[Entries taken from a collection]
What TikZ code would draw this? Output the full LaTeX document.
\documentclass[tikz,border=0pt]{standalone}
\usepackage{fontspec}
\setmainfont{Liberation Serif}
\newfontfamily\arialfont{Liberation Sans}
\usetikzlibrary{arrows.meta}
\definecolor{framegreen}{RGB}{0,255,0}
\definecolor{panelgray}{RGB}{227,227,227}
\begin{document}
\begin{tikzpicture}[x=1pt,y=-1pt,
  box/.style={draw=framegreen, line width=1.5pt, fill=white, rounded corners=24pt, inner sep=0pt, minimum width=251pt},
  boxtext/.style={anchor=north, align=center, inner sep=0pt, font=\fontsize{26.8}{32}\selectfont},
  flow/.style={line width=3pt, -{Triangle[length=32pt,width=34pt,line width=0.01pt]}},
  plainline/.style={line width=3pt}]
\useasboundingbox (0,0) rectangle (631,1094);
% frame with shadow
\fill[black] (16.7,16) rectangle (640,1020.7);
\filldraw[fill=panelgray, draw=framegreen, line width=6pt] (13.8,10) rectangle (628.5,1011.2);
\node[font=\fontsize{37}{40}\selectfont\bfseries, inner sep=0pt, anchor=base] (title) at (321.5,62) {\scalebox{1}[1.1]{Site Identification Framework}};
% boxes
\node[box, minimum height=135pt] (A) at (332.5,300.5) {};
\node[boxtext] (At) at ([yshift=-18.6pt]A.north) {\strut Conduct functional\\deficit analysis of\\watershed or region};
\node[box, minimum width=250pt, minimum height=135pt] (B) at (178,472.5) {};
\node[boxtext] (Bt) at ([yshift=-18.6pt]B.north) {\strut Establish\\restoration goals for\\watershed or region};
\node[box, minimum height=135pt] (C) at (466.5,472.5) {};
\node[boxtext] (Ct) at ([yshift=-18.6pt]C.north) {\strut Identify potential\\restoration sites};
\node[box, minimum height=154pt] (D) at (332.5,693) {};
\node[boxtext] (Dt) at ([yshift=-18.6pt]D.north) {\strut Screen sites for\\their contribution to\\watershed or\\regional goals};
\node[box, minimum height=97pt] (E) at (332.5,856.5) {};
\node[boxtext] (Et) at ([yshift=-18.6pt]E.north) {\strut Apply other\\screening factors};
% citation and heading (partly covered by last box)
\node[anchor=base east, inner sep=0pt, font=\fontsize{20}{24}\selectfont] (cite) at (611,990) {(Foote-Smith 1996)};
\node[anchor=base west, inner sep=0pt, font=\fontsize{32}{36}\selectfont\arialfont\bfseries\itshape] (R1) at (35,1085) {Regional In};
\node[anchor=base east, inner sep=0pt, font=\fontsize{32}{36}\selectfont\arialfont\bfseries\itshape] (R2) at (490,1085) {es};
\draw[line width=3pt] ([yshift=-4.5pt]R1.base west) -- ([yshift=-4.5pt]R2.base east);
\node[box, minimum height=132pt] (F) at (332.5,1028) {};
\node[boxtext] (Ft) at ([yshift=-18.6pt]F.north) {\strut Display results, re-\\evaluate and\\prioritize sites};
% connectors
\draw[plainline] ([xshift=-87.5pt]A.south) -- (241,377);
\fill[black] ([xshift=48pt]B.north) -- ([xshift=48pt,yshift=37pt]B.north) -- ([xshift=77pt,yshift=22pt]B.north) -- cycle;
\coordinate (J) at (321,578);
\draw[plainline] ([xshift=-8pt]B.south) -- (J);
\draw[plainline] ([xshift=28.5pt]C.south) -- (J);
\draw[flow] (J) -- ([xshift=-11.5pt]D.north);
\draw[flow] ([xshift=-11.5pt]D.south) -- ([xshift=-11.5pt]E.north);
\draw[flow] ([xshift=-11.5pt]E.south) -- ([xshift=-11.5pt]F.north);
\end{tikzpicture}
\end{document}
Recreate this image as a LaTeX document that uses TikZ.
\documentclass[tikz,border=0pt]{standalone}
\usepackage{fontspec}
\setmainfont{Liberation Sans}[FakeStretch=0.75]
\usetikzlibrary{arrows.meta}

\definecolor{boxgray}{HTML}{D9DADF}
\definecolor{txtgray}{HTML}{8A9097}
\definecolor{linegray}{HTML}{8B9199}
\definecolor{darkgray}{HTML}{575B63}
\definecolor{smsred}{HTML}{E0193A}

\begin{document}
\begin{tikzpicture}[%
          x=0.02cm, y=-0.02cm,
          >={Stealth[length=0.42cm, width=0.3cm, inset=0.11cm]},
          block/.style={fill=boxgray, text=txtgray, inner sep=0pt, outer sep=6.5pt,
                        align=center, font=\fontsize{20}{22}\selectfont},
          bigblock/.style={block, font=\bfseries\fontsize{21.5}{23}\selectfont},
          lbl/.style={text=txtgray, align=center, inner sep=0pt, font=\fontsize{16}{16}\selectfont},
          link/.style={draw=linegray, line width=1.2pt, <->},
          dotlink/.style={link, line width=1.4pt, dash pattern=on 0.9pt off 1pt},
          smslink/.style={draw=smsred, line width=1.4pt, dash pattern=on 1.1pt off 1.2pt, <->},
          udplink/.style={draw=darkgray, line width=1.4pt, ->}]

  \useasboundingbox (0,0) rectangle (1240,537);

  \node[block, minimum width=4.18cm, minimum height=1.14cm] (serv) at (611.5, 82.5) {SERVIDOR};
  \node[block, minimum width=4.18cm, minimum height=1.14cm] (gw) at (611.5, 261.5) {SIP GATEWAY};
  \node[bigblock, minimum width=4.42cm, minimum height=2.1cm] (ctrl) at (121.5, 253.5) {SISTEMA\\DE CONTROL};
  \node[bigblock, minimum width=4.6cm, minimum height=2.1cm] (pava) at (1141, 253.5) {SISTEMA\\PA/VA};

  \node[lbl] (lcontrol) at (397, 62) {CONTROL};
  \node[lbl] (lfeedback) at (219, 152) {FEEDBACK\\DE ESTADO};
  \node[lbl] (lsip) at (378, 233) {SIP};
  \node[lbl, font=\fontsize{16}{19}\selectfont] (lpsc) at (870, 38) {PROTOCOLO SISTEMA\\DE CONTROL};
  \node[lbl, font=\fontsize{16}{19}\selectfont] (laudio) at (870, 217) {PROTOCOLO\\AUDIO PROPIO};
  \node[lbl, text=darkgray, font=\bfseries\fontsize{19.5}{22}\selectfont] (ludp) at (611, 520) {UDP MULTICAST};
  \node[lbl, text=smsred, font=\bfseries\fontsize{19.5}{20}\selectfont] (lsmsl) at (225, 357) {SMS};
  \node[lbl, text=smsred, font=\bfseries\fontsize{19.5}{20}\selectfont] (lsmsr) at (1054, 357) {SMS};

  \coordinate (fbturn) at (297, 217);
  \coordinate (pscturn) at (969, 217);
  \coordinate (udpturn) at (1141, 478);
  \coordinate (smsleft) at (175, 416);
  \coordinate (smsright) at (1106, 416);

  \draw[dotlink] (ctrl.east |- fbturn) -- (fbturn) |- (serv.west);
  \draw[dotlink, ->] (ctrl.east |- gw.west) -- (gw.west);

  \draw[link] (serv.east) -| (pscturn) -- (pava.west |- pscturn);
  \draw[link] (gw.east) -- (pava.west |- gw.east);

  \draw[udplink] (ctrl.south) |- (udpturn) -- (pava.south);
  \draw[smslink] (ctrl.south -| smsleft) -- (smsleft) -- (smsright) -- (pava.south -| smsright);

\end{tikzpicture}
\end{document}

**Problem to work on**
All of the data must be returned exactly.

**Correct result**
What TikZ code would draw this? Output the full LaTeX document.
\documentclass[tikz,border=0pt]{standalone}
\usepackage{fontspec}
\setmainfont{Liberation Serif}
\newfontfamily\arialfont{Liberation Sans}
\usetikzlibrary{arrows.meta}
\definecolor{framegreen}{RGB}{0,255,0}
\definecolor{panelgray}{RGB}{227,227,227}
\begin{document}
\begin{tikzpicture}[x=1pt,y=-1pt,
  box/.style={draw=framegreen, line width=1.5pt, fill=white, rounded corners=24pt, inner sep=0pt, minimum width=251pt},
  boxtext/.style={anchor=north, align=center, inner sep=0pt, font=\fontsize{26.8}{32}\selectfont},
  flow/.style={line width=3pt, -{Triangle[length=32pt,width=34pt,line width=0.01pt]}},
  plainline/.style={line width=3pt}]
\useasboundingbox (0,0) rectangle (631,1094);
% frame with shadow
\fill[black] (16.7,16) rectangle (640,1020.7);
\filldraw[fill=panelgray, draw=framegreen, line width=6pt] (13.8,10) rectangle (628.5,1011.2);
\node[font=\fontsize{37}{40}\selectfont\bfseries, inner sep=0pt, anchor=base] (title) at (321.5,62) {\scalebox{1}[1.1]{Site Identification Framework}};
% boxes
\node[box, minimum height=135pt] (A) at (332.5,300.5) {};
\node[boxtext] (At) at ([yshift=-18.6pt]A.north) {\strut Conduct functional\\deficit analysis of\\watershed or region};
\node[box, minimum width=250pt, minimum height=135pt] (B) at (178,472.5) {};
\node[boxtext] (Bt) at ([yshift=-18.6pt]B.north) {\strut Establish\\restoration goals for\\watershed or region};
\node[box, minimum height=135pt] (C) at (466.5,472.5) {};
\node[boxtext] (Ct) at ([yshift=-18.6pt]C.north) {\strut Identify potential\\restoration sites};
\node[box, minimum height=154pt] (D) at (332.5,693) {};
\node[boxtext] (Dt) at ([yshift=-18.6pt]D.north) {\strut Screen sites for\\their contribution to\\watershed or\\regional goals};
\node[box, minimum height=97pt] (E) at (332.5,856.5) {};
\node[boxtext] (Et) at ([yshift=-18.6pt]E.north) {\strut Apply other\\screening factors};
% citation and heading (partly covered by last box)
\node[anchor=base east, inner sep=0pt, font=\fontsize{20}{24}\selectfont] (cite) at (611,990) {(Foote-Smith 1996)};
\node[anchor=base west, inner sep=0pt, font=\fontsize{32}{36}\selectfont\arialfont\bfseries\itshape] (R1) at (35,1085) {Regional In};
\node[anchor=base east, inner sep=0pt, font=\fontsize{32}{36}\selectfont\arialfont\bfseries\itshape] (R2) at (490,1085) {es};
\draw[line width=3pt] ([yshift=-4.5pt]R1.base west) -- ([yshift=-4.5pt]R2.base east);
\node[box, minimum height=132pt] (F) at (332.5,1028) {};
\node[boxtext] (Ft) at ([yshift=-18.6pt]F.north) {\strut Display results, re-\\evaluate and\\prioritize sites};
% connectors
\draw[plainline] ([xshift=-87.5pt]A.south) -- (241,377);
\fill[black] ([xshift=48pt]B.north) -- ([xshift=48pt,yshift=37pt]B.north) -- ([xshift=77pt,yshift=22pt]B.north) -- cycle;
\coordinate (J) at (321,578);
\draw[plainline] ([xshift=-8pt]B.south) -- (J);
\draw[plainline] ([xshift=28.5pt]C.south) -- (J);
\draw[flow] (J) -- ([xshift=-11.5pt]D.north);
\draw[flow] ([xshift=-11.5pt]D.south) -- ([xshift=-11.5pt]E.north);
\draw[flow] ([xshift=-11.5pt]E.south) -- ([xshift=-11.5pt]F.north);
\end{tikzpicture}
\end{document}
Recreate this image as a LaTeX document that uses TikZ.
\documentclass[tikz,border=0pt]{standalone}
\usepackage{fontspec}
\setmainfont{Liberation Sans}[FakeStretch=0.75]
\usetikzlibrary{arrows.meta}

\definecolor{boxgray}{HTML}{D9DADF}
\definecolor{txtgray}{HTML}{8A9097}
\definecolor{linegray}{HTML}{8B9199}
\definecolor{darkgray}{HTML}{575B63}
\definecolor{smsred}{HTML}{E0193A}

\begin{document}
\begin{tikzpicture}[%
          x=0.02cm, y=-0.02cm,
          >={Stealth[length=0.42cm, width=0.3cm, inset=0.11cm]},
          block/.style={fill=boxgray, text=txtgray, inner sep=0pt, outer sep=6.5pt,
                        align=center, font=\fontsize{20}{22}\selectfont},
          bigblock/.style={block, font=\bfseries\fontsize{21.5}{23}\selectfont},
          lbl/.style={text=txtgray, align=center, inner sep=0pt, font=\fontsize{16}{16}\selectfont},
          link/.style={draw=linegray, line width=1.2pt, <->},
          dotlink/.style={link, line width=1.4pt, dash pattern=on 0.9pt off 1pt},
          smslink/.style={draw=smsred, line width=1.4pt, dash pattern=on 1.1pt off 1.2pt, <->},
          udplink/.style={draw=darkgray, line width=1.4pt, ->}]

  \useasboundingbox (0,0) rectangle (1240,537);

  \node[block, minimum width=4.18cm, minimum height=1.14cm] (serv) at (611.5, 82.5) {SERVIDOR};
  \node[block, minimum width=4.18cm, minimum height=1.14cm] (gw) at (611.5, 261.5) {SIP GATEWAY};
  \node[bigblock, minimum width=4.42cm, minimum height=2.1cm] (ctrl) at (121.5, 253.5) {SISTEMA\\DE CONTROL};
  \node[bigblock, minimum width=4.6cm, minimum height=2.1cm] (pava) at (1141, 253.5) {SISTEMA\\PA/VA};

  \node[lbl] (lcontrol) at (397, 62) {CONTROL};
  \node[lbl] (lfeedback) at (219, 152) {FEEDBACK\\DE ESTADO};
  \node[lbl] (lsip) at (378, 233) {SIP};
  \node[lbl, font=\fontsize{16}{19}\selectfont] (lpsc) at (870, 38) {PROTOCOLO SISTEMA\\DE CONTROL};
  \node[lbl, font=\fontsize{16}{19}\selectfont] (laudio) at (870, 217) {PROTOCOLO\\AUDIO PROPIO};
  \node[lbl, text=darkgray, font=\bfseries\fontsize{19.5}{22}\selectfont] (ludp) at (611, 520) {UDP MULTICAST};
  \node[lbl, text=smsred, font=\bfseries\fontsize{19.5}{20}\selectfont] (lsmsl) at (225, 357) {SMS};
  \node[lbl, text=smsred, font=\bfseries\fontsize{19.5}{20}\selectfont] (lsmsr) at (1054, 357) {SMS};

  \coordinate (fbturn) at (297, 217);
  \coordinate (pscturn) at (969, 217);
  \coordinate (udpturn) at (1141, 478);
  \coordinate (smsleft) at (175, 416);
  \coordinate (smsright) at (1106, 416);

  \draw[dotlink] (ctrl.east |- fbturn) -- (fbturn) |- (serv.west);
  \draw[dotlink, ->] (ctrl.east |- gw.west) -- (gw.west);

  \draw[link] (serv.east) -| (pscturn) -- (pava.west |- pscturn);
  \draw[link] (gw.east) -- (pava.west |- gw.east);

  \draw[udplink] (ctrl.south) |- (udpturn) -- (pava.south);
  \draw[smslink] (ctrl.south -| smsleft) -- (smsleft) -- (smsright) -- (pava.south -| smsright);

\end{tikzpicture}
\end{document}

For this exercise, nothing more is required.